What has been the most difficult struggle for you?

The most difficult struggle has been not having my mother be present for the birth/our return home from the hospital. With my first child my mother flew out on my due date but since I delivered so late, she only had a few days to visit before she had to return home. This time we planned for her to come a week after my due date so she’d have more time with the baby. Unfortunately, plane travel was not an option and Chicago is at least a 3 day drive cross country. It’s been devastating to not have my mother be able to meet my son and while I’m thankful for facetime, it’s not the same. My inlaws live locally and we were planning on having them spend a lot of time with our 5 year old and the baby this summer. However, we’ve all been really cautious and while they’ve come by to visit in the backyard with masks, we haven’t done anything else. 

Any unexpected light/ positives?

There is definitely no shortage of family time! As a stay at home parent I was really nervous about having a newborn and strong-willed five year old at home by myself but since my husband is working at home, I’m able to call down to our office if I need help which is so nice! I think having my husband and I both at home all the time has been helpful for our 5 year old and her transition into no longer being the only child because one of us can be with her while the other is with the baby at almost any time of day.I’m also really excited that my husband gets to be present for more moments with the baby. I know he was sad he wasn’t around as much as I was with our daughter so it’s pretty special that he gets to experience much more this time. 

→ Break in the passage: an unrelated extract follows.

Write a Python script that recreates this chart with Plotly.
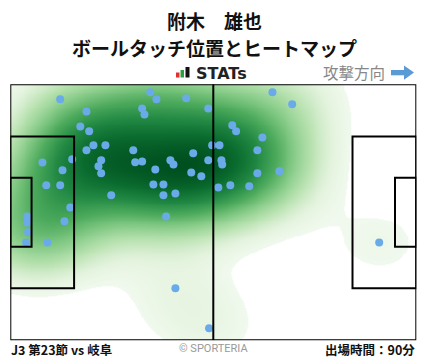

JANINE M. (baby born late March)

What coronavirus-era adjustments did you have to make during pregnancy, childbirth and/or the postpartum period?

We had always been planning a home birth, which ended up being the best decision for us. Luckily we didn’t have to change very much in the end for labor and delivery. I did have to choose which one person would come with me if we had to transfer to the hospital. My midwives have been with me for all four of my births. Had I needed to be transferred, only my husband would’ve come with me, so it would have been very strange to not have their support. Postpartum was different because we didn’t see medical providers as frequently (besides our midwives who came for all the normal appointments). Our baby had a tongue tie, so we had to take her in to resolve that. It was very strange going into places all masked up with no other patients around.

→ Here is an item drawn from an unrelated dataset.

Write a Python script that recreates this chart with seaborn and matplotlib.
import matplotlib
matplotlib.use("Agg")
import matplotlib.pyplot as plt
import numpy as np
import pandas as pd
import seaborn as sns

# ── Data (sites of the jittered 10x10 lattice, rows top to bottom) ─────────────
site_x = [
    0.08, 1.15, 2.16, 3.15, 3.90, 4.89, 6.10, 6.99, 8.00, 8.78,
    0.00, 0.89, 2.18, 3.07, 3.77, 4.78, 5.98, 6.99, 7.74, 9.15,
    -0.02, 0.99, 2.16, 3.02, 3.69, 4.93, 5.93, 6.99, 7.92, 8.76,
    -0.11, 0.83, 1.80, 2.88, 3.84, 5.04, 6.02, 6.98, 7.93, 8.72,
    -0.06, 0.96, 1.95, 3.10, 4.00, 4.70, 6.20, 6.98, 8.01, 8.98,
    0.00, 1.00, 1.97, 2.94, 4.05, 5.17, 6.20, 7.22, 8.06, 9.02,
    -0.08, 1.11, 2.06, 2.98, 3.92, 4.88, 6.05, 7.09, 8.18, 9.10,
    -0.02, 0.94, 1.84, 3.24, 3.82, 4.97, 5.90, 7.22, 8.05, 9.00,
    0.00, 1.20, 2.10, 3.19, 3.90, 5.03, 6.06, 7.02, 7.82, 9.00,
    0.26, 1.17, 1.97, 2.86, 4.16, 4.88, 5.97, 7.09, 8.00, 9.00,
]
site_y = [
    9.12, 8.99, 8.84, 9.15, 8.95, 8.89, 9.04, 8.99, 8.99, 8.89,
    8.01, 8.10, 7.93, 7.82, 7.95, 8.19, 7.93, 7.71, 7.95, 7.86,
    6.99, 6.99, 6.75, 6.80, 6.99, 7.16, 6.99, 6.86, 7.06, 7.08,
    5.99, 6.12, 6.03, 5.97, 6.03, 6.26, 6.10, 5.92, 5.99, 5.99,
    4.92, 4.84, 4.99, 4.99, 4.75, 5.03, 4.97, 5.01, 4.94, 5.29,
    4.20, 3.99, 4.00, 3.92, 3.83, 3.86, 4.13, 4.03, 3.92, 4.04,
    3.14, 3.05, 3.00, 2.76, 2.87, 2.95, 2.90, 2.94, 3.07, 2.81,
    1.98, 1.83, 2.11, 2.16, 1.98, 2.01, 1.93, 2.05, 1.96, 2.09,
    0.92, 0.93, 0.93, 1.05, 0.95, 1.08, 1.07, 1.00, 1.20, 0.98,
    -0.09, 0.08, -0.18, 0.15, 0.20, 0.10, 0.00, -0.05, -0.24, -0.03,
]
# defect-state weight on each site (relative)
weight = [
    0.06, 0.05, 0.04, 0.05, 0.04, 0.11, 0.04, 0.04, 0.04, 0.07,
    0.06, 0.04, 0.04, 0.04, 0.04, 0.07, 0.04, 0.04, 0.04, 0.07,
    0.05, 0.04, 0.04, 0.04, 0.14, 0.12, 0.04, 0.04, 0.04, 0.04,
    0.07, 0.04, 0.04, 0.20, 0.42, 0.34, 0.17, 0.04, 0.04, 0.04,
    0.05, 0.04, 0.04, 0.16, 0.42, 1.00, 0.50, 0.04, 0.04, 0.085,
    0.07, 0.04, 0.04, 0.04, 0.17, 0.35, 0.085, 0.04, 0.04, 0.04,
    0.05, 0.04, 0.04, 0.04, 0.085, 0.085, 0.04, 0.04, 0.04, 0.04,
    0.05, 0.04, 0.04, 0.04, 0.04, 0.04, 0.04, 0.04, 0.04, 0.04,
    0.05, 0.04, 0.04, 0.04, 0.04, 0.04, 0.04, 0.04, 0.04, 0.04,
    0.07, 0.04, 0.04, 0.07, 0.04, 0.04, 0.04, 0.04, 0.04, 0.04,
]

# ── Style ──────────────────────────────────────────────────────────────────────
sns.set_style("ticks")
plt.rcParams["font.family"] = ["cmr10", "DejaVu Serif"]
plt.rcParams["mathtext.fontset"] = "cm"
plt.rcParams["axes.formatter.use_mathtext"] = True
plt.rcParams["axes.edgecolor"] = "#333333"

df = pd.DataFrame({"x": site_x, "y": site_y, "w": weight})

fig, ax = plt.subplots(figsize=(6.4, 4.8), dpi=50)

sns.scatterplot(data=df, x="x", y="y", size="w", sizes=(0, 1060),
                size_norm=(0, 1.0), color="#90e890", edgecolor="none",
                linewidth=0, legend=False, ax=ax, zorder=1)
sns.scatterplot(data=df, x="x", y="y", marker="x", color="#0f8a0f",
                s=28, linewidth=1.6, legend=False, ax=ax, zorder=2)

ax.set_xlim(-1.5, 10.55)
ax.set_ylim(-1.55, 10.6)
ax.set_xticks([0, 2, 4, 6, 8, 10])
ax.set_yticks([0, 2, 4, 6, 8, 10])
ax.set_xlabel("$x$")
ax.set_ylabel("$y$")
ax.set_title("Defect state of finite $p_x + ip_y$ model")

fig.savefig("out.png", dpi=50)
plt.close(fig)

Did you take extra precautions for doctor’s visits or in the hospital? What special rules did you encounter?

Being with home birth midwives meant things were relatively normal as their practices are very small. Though it was strange to have all the hugs stop, and to sit across the room. We chose not to use masks, but at that point they weren’t being recommended like they are now. But I do know other people were requesting them. We were treating each other more like we were in each others’ pods. Our family didn’t see anyone else besides our midwives for quite a while.

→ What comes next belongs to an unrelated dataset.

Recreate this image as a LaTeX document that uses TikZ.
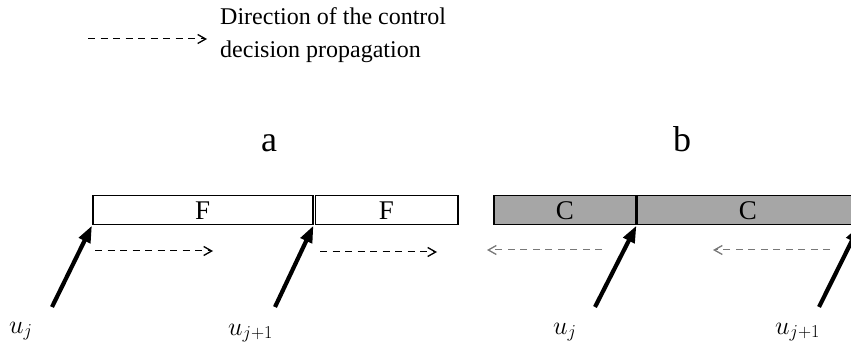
\RequirePackage{fix-cm}
\documentclass[tikz,border=0pt]{standalone}
\usepackage{fontspec}
\setmainfont{Liberation Serif}
\usetikzlibrary{arrows.meta}
\definecolor{cfill}{RGB}{166,166,166}
\definecolor{dgray}{RGB}{120,120,120}
\tikzset{
  segbox/.style={draw=black, line width=1.5pt, anchor=north west, minimum height=29pt,
    inner sep=0pt, font=\fontsize{27}{30}\selectfont},
  fseg/.style={segbox, fill=white},
  cseg/.style={segbox, fill=cfill},
  ctrl/.style={line width=4.2pt, -{Triangle[length=17pt,width=12pt]}},
  prop/.style={line width=1pt, dash pattern=on 7pt off 5.5pt, -{Straight Barb[length=8pt,width=9pt,line width=1.3pt]}},
  ulabel/.style={anchor=base west, inner sep=0pt, font=\fontsize{26}{30}\selectfont},
  legtext/.style={anchor=base west, inner sep=0pt, font=\fontsize{24}{30}\selectfont},
  bigtext/.style={anchor=base, inner sep=0pt, font=\fontsize{36}{40}\selectfont}
}
\begin{document}
\begin{tikzpicture}[x=1pt,y=-1pt]
\useasboundingbox (0,0) rectangle (851,347);
\clip (0,0) rectangle (851,347);
% legend
\coordinate (l0) at (88,39);
\coordinate (l1) at (207,39);
\draw[prop] (l0) -- (l1);
\node[legtext] (leg1) at (220,25) {Direction of the control};
\node[legtext] (leg2) at (220,58) {decision propagation};
% titles
\node[bigtext] (ta) at (269,152) {a};
\node[bigtext] (tb) at (682,152) {b};
% boxes a
\node[fseg, minimum width=220pt] (f1) at (92,195) {F};
\node[fseg, minimum width=142.5pt] (f2) at (314.5,195) {F};
% boxes b
\node[cseg, minimum width=142pt] (c1) at (493,195) {C};
\node[cseg, minimum width=222pt] (c2) at (636,195) {C};
% control arrows
\coordinate (s1) at (52,307);
\coordinate (s2) at (275,307);
\coordinate (s3) at (595,307);
\coordinate (s4) at (819,307);
\draw[ctrl] (s1) -- (f1.south west);
\draw[ctrl] (s2) -- (f1.south east);
\draw[ctrl] (s3) -- (c1.south east);
\draw[ctrl] (s4) -- (c2.south east);
% labels
\node[ulabel] (u1) at (9,333) {$u_j$};
\node[ulabel] (u2) at (228,335) {$u_{j+1}$};
\node[ulabel] (u3) at (553,334) {$u_j$};
\node[ulabel] (u4) at (775,334) {$u_{j+1}$};
% propagation arrows a
\coordinate (p1a) at (95,251);
\coordinate (p1b) at (213,251);
\coordinate (p2a) at (320,252);
\coordinate (p2b) at (437,252);
\draw[prop] (p1a) -- (p1b);
\draw[prop] (p2a) -- (p2b);
% propagation arrows b
\coordinate (p3a) at (602,250);
\coordinate (p3b) at (487,250);
\coordinate (p4a) at (830,250);
\coordinate (p4b) at (713,250);
\draw[prop, draw=dgray] (p3a) -- (p3b);
\draw[prop, draw=dgray] (p4a) -- (p4b);
\end{tikzpicture}
\end{document}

What has been the most difficult struggle for you?

I think the hardest thing is just not having as much support as we expected to have. We expected our children to be at school or in daycare, and instead everyone was home. Brakes were scarce, and emotions were intense at times. But I will say the baby has been the brightest spot this entire time. When there are arguments, the baby can come into the room and everyone brightens.

Any unexpected light/ positives?

Living a slower life has definitely had its benefits. It’s been so nice not to be rushing all over the place trying to take everybody to school and activities. Seeing all four sisters with each other has been amazing.

Anything else you’d like to add?

Home birth was our choice before the pandemic but it was a great choice for us and ultimately had a lot of benefits. It added some much-needed stability to such an uncertain time. If anyone is interested more in knowing more, I’m very happy to answer questions!